XIIe s. Palefrois ne chevaus L'erbe sanglante ne paist par ces terraus, Ronc. p. 149. Mangiers à l'anrme [âme] est estre poüte des esgars de la sovraine lumiere, Job, p. 470. Li boef aroient, et les alnesses paissoient, ib. 499.

XIIIe s. S'il nos faut faire et otriier par force chose que nous ne doions, en non Dieu, la force paist le pré [la faux tond le pré], et on doit moult faire pour issir hors de prison, H. de Valenciennes, XIX. Et quant Renart fu bien peüz, Ren. 3992. Renart fet tot le monde pestre ; Renart atrait, Renart acole, Renart est de moult male escole, ib. 6478. Ele [la pensée] me paist et replenist De joie et de bonne aventure, la Rose, 2466. Lor maris et lor parentés Sevent bien de paroles pestre, ib. 14627. Car povre n'a dont s'amor pesse, Si cum Ovide le confesse, ib. 8023. Tu vodras moult ententis [attentif] estre à tes yex [yeux] saouler et pestre, ib. 2349. Et li ami as enfans requirent au conte, que Pierres… fust contrains à paistre et à vestir les enfans, Beaumanoir, XV, 6. Mondes, tu pais ceus que tu tiens D'une viande qui les tue, Les vers du monde.
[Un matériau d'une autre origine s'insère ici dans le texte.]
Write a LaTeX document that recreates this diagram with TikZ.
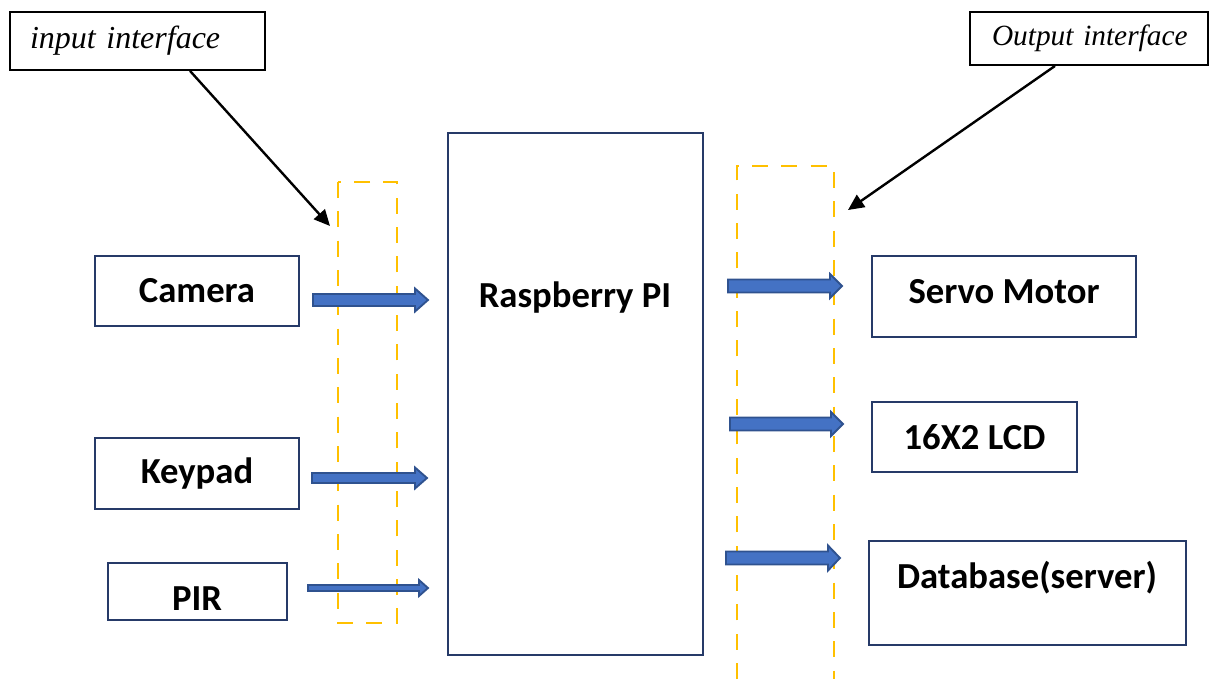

XIVe s. Et tels sont ceulx qui se paissent ou menjuent du gaing des folles femmes incontinentes, Oresme, Eth. 111.

XVe s. Le roy d'Angleterre ne respondit riens… et entendit à ses fauconniers, et meit un faucon sur son poing, et oubliant tout en le paissant, Froissart, liv. IV, p. 348, dans LACURNE. Mais est abesté li bon homme, et paist d'herbe, et est transfiguré en une beste sans enchantement, Les 15 joyes du mariage, p. 116, dans LACURNE. Mon cueur, il me faut estre mestre à ma foiz, aussi bien que vous… Trop longuement m'avez fait pestre, Et toujours tenir au dessous, Orléans, Rondel 36. Si s'avisa après à chef, qu'il la chasseroit paistre hors d'avec lui, Louis XI, Nouv. LXVIIII.

XVIe s. Puisque voulez en sa prairie paistre, Marot, I, 271. En cette leçon l'ame treuve où mordre, et où se paistre, Montaigne, I, 174. Mon appetit est accommodable à toutes choses de quoy on se paist, Montaigne, I, 184. Si tu es un dieu fier qui te paisses de chair et de sang, mange les, Montaigne, I, 229. Vain espoir qui de vent nous vient paistre, Ronsard, 1.

ÉTYMOLOGIE

Bourg. pâtre, poître ; prov. pascer, paiscer ; anc. cat. peixer ; esp. pacer ; port. pascer ; ital. pascere ; du lat. pascere, forme inchoative du radical sanscrit pā, nourrir.